Silicon Valley Business Journal

Nathan Donato-Weinstein

In one of the most substantial downtown San Jose deals in ages, a Chinese real estate giant has acquired a major high-rise apartment development site with plans to start construction next year.

KT Properties just sold its roughly 2-acre site at 190 W. St. James St. - which is fully approved for 643 units in two towers - to Full Power Properties LLC, according to title records. Sources who have been tracking the deal said the buyer is an affiliate of Guangzhou R&F Properties, a major landlord in China that has been increasing its activity abroad. The price was not disclosed. Shaoyong Liu, a representative of Full Power Properties LLC, declined to discuss the new owner in detail, but said the company was excited to invest in the city.

"They want it to be a milestone project in San Jose," he told me in a phone interview from the company's San Francisco offices. "The next step is to get all the building permits and then start excavation next year. Definitely the new owner, Full Power, is going to build it."

Ken Tersini, president of Cupertino-based KT Properties, also declined to discuss the deal in detail or confirm the buyer's capital source. He described the buyer as "the ownership vehicle that's going to continue to move the project forward at full speed," and added that his firm - which has already developed two high-rise towers downtown - "is going to continue to be very involved and active in the project on the development side all the way through completion.

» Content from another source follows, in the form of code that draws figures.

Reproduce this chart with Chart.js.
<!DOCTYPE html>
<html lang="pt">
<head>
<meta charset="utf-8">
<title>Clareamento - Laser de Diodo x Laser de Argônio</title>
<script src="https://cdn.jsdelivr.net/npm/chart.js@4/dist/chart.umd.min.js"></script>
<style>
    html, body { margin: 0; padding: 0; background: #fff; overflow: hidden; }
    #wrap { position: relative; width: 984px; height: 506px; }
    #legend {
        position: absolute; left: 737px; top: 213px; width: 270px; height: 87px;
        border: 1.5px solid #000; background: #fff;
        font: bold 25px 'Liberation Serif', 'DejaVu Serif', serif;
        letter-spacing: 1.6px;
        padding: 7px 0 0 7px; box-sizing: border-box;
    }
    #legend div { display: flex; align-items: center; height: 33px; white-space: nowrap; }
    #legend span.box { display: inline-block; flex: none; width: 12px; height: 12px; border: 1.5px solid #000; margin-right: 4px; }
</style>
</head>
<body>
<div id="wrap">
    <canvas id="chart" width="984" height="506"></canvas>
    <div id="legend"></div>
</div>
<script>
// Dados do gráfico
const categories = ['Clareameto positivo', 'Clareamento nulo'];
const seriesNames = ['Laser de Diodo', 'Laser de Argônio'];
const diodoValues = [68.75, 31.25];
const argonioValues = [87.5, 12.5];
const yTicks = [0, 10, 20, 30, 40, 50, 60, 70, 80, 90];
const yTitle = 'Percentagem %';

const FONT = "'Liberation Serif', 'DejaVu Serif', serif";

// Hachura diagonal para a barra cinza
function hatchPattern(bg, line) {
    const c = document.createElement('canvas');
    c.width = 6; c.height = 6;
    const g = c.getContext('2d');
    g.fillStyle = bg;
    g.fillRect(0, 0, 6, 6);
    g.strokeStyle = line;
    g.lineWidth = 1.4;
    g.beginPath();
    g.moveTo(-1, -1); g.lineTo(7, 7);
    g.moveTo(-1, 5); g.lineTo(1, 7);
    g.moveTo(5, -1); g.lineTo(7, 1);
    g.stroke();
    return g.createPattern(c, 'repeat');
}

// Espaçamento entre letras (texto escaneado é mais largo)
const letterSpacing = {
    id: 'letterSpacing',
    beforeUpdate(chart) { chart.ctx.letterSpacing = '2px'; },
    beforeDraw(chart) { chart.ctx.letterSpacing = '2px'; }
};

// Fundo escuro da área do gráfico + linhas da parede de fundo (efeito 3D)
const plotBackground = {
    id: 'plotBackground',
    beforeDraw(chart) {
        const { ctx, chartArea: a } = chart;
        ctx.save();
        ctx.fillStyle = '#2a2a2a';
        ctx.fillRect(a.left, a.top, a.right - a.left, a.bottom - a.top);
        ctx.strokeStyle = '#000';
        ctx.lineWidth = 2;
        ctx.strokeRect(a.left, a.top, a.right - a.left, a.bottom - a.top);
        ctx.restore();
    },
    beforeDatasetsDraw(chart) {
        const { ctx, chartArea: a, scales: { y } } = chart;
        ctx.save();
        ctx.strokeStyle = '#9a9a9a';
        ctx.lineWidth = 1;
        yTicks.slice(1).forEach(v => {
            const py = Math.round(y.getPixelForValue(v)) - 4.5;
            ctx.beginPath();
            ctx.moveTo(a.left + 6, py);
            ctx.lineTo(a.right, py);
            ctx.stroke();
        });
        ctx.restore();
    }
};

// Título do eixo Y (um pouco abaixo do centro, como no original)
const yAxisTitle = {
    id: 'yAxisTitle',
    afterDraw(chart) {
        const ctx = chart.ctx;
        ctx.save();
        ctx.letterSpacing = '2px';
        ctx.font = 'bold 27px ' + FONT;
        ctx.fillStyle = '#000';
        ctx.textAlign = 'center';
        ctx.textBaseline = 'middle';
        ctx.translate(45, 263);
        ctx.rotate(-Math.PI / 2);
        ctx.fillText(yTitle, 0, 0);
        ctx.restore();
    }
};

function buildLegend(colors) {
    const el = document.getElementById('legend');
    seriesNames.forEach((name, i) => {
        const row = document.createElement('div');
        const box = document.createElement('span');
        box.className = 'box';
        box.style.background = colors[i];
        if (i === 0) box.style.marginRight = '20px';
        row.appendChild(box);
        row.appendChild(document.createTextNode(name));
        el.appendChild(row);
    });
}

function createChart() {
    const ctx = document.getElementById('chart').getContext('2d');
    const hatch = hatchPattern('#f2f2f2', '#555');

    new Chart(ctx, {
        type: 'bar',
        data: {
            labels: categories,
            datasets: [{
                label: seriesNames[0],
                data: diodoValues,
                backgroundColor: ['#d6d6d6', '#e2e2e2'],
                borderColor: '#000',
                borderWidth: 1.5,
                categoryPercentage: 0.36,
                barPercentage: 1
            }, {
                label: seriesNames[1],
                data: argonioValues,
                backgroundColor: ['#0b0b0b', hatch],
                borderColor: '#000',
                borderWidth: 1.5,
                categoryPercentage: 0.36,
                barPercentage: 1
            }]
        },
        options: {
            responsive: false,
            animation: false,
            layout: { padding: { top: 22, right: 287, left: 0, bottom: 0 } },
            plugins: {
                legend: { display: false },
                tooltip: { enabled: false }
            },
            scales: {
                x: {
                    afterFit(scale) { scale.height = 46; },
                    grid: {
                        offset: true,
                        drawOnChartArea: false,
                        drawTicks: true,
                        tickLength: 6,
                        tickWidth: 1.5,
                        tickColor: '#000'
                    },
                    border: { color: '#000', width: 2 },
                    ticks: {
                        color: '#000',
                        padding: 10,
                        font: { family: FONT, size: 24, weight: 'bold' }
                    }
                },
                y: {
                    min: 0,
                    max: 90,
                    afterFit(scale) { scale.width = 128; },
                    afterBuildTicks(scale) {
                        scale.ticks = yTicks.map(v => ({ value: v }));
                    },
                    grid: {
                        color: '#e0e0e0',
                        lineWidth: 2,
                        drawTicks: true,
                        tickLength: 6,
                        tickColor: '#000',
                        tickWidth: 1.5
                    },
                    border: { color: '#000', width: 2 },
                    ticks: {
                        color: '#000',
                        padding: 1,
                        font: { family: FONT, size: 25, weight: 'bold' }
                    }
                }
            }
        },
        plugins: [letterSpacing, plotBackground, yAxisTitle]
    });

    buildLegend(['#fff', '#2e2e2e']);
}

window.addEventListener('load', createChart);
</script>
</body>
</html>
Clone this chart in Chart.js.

We're very excited about our association with Full Power."

The deal is a high-profile example in Silicon Valley of a growing capital source across the U.S. Chinese investment in U.S. properties zoomed tenfold from 2012 to 2014, jumping from $356 million to $3.2 billion, according to commercial real estate research firm Real Capital Analytics. So far in 2014, Chinese investment in this country had reached roughly $2.4 billion.

Skip Whitney, a partner with brokerage firm Kidder Mathews who heads up the company's China Services Group, said he expects more Chinese investment in the area. He said buyers from overseas understand high-rise projects, which often turn off some other investors.

"I believe it's going to help the profile of Downtown San Jose, which has been overlooked for many years," Whitney said. "And given the price per square foot in San Francisco, San Jose has great values."

The tower project - called Silvery Towers, in honor of the developer's father, Silvery Tersini - was fully approved back in March. It is located in one of the more primo spots in the central business district. It sits next to the historic Fallon House and across the street from the bustling San Pedro Square Market, which is one of downtown's more notable success stories in recent years.

Tersini said it remains undecided whether the complex would be for-sale or rental. Construction should start in the second quarter of next year and would take about 26 months. Both towers would be built "within a very close time sequence," Tersini said.

This is the third tower project for Tersini, who leads the company with his brother, Mark. They previously developed the Axis condo tower and One South Market, a rental tower that is under construction.